Published when Josephine Johnson was only twenty-four years old, Now in November made Johnson the youngest ever winner of the Pulitzer Prize in 1935. It is a beautifully told account of one farming family’s challenges to scrape by and earn a living from mortgaged land over the course of a single year, narrated by one of three sisters—the introspective and thoughtful Margaret. As the household is ravaged by Depression-era hardship and the environmental blights of the Dust Bowl, the family’s unique vulnerabilities are pushed to a breaking point.

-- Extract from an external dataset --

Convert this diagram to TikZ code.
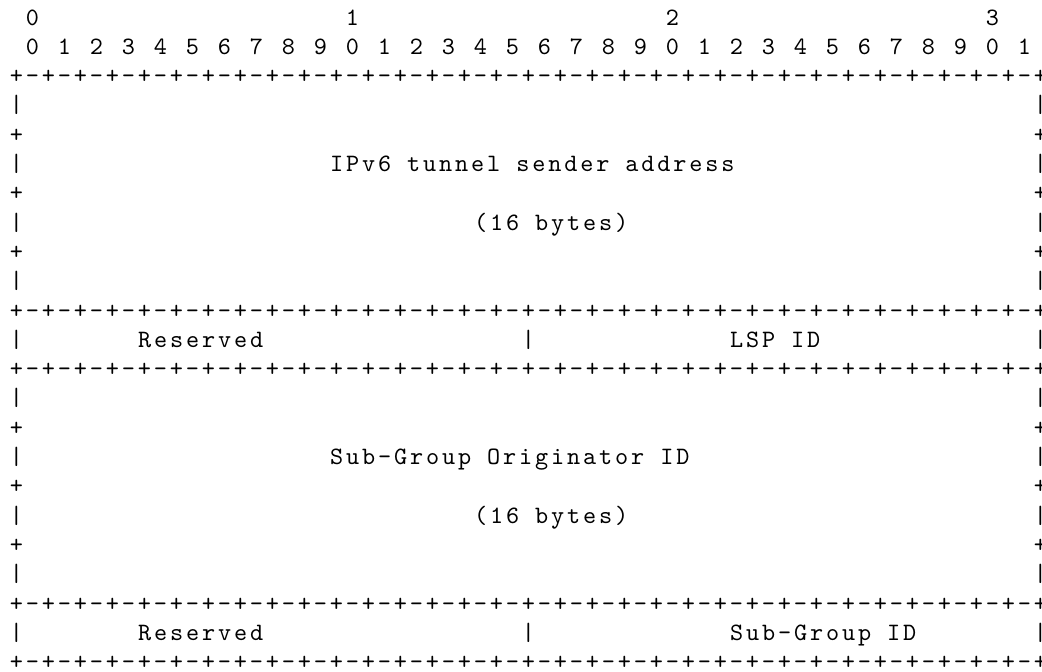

In a style typical of Johnson’s body of work, Now in November is strikingly ahead of its time, grappling with questions of mental health, worker’s rights, as well as gender, race, and class and is ready to be rediscovered by a new generation of readers.
PUBLISHERS WEEKLY
This lyrical Pulitzer-winning debut from Johnson (1910–1990), first published in 1935, takes an impressionistic look at the Dust Bowl. The white Haldmarne family's land is heavily mortgaged and barely arable. Reflecting on what they've endured over the past decade, oldest daughter Marget recalls the steadiness of their mother and the volatile moods of their father: "He wanted some safety for us, freedom from that fear and doubt he had always known himself." But the farm requires more labor than the family can do alone, so they take in a neighbor, Grant, who works for room and board. Marget falls in love with him, but he only has eyes for her younger sister Merle. Kerrin, the third daughter and outcast of the family, wants to leave and entertains herself with reading King Lear. As the Great Depression deepens and drought worsens, poverty magnifies the family's misfortunes, though they fare better than their Black neighbors, the Ramseys. Amid strife, Marget finds comfort in the gentle and predictable beauty of nature, though it does not remain the balm she had hoped. Along the way, Johnson offers many intelligent insights via Marget's narration, as well as an unflinching look at the family's desperation. This lost work is well worth rediscovering.